Dec 20, 2007 / alpMedia
At the end of November the Secretary General of the Alpine Convention, Marco Onida, presented the first part of the Report on the State of the Alps. The Report is now available not just in English but also in German, French, Italian and Slovenian.
The Report is entitled Transport and Mobility in the Alps and focuses on the impact of transport on ecological, social and economic areas. It is borne by all the contracting parties to the Alpine Convention, the Alpine states and the EU.
The Report analyses the way in which the demographic conditions, settlement patterns and economic outline conditions of a region or of tourism affect mobility and transport.

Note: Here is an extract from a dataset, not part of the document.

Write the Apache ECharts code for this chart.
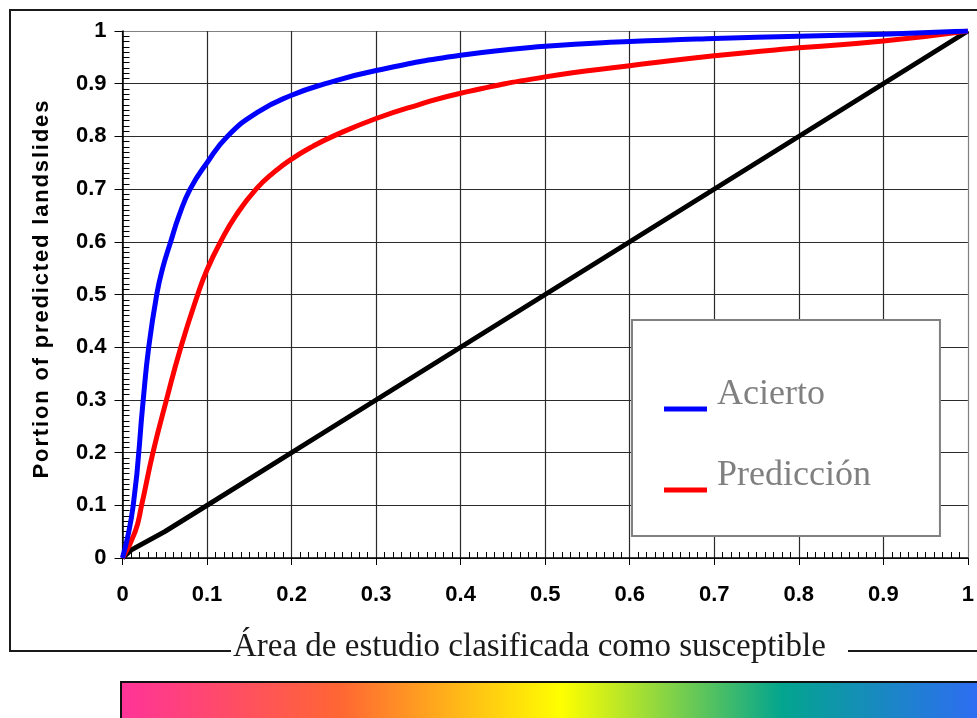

Conversely it also examines the way in which transport and mobility impact the economy and society as well as health and the environment. Transport policy is addressed at the European, national and in part regional level, too, and related with the influencing factors mentioned above. The authors also compiled uniform figures to serve as a data basis that has been harmonised across the Alps rather than the often differing national data used in the past, for instance for heavily frequented transit routes.
The Report, with which the Permanent Secretariat of the Alpine Convention hopes to reach a broad readership, can be downloaded in five languages from www.convenzionedellealpi.org/page9_en.htm.

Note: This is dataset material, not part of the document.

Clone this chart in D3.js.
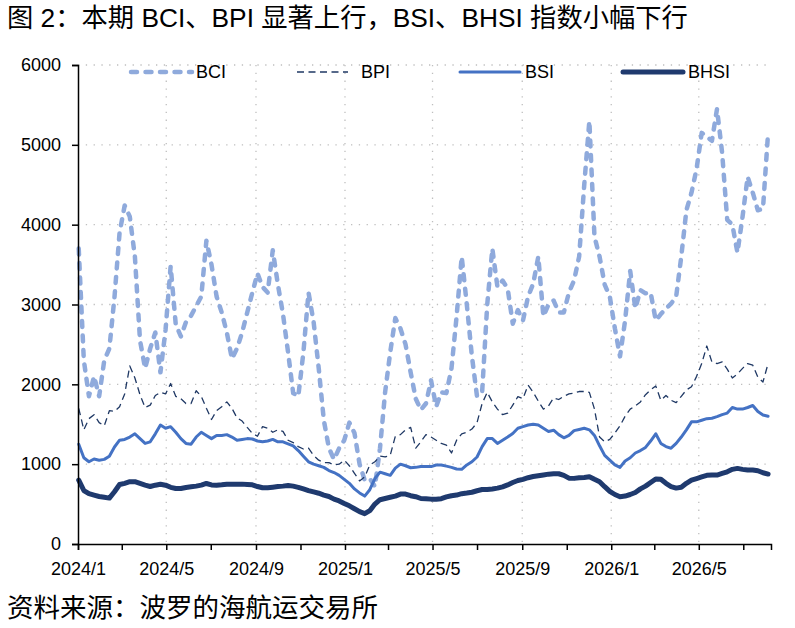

The Report on the State of the Alps contains a number of concrete recommendations for action. For instance it recommends that HGV traffic be taken off the roads and on to the railways. In line with these sentiments the federal province of Tyrol/A is currently seeking a sector-related HGV driving ban under which rail-compatible bulk goods such as waste, rocks and earth should in future only be transported by rail. Despite resistance from the EU, which is threatening legal action, the ban is to be decreed at the beginning of next year and to come into force in May 2008.